What would we get in such situation with the wrong bootstrap approach, i.e. *without centering* the samples before drawing bootstrap samples?

In [186]:
def the_wrong_way(x, y, equal_var=False, B=10000):
    """Bootstrap p values for two-sample t test
    
    Returns tuple with boostrapped p value, test statistics and parametric p value"""
    
    # Original Welch's t test statistic
    orig = stats.ttest_ind(x, y, equal_var=equal_var)
    
    # Generate boostrap distribution of Welch's t statistic
    xboot = boot_matrix(x, B=B) # uncentered samples
    yboot = boot_matrix(y, B=B)
    sampling_distribution = stats.ttest_ind(xboot, yboot, axis=1, equal_var=equal_var)[0]

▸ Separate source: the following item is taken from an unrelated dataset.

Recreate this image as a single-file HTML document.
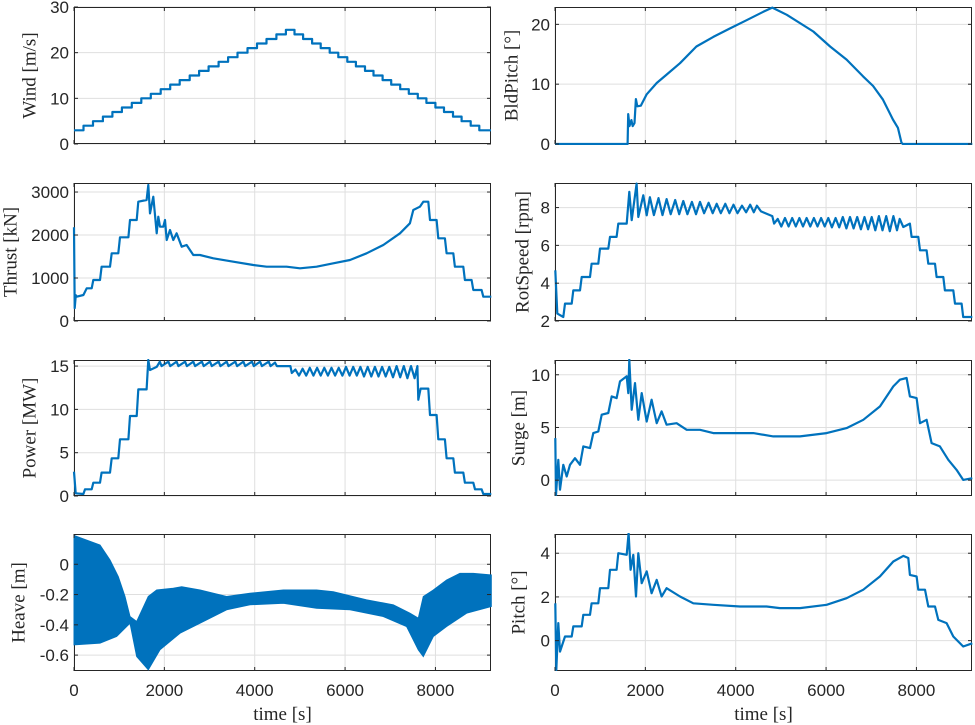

    # Calculate proportion of bootstrap samples with at least as strong evidence against null    
    p = np.mean(sampling_distribution >= orig[0])
    
    # RESULTS
    print("Don't do like this...")
    print("p value for null hypothesis of equal population means")
    print("Parametric:", orig[1])
    print("Bootstrap:", 2*min(p, 1-p))

In [187]:
the_wrong_way(x, y)

Don't do like this...
p value for null hypothesis of equal population means
Parametric: 0.227538071226
Bootstrap: 0.9804


Just look at this bootstrap p value. So wrong.

### Example 2

Now, just to show how well Welch's t-test for unequal variances works

In [188]:
np.random.seed(345244) # for reproducability
x = np.random.normal(loc=11, scale=20, size=30)
y = np.random.normal(loc=15, scale=10, size=20)
bootstrap_t_pvalue(x, y, plot=True)

p value for null hypothesis of equal population means:
Parametric: 0.202797457459
Bootstrap: 0.215


<IPython.core.display.Javascript object>

### Example 3

Let's move on to the nasty situation: Unequal variances, non-normality

In [189]:
np.random.seed(399888) # for reproducability
x = np.random.exponential(scale=20, size=30)
y = np.random.exponential(scale=10, size=20)
bootstrap_t_pvalue(x, y, plot=True)

p value for null hypothesis of equal population means:
Parametric: 0.041263608229
Bootstrap: 0.0288


<IPython.core.display.Javascript object>

Here, we can see quite some difference. We don't know the "correct" p value. To do so, we would need to do a full fledged Monte-Carlo-Study. Maybe I will do that in the next notebook?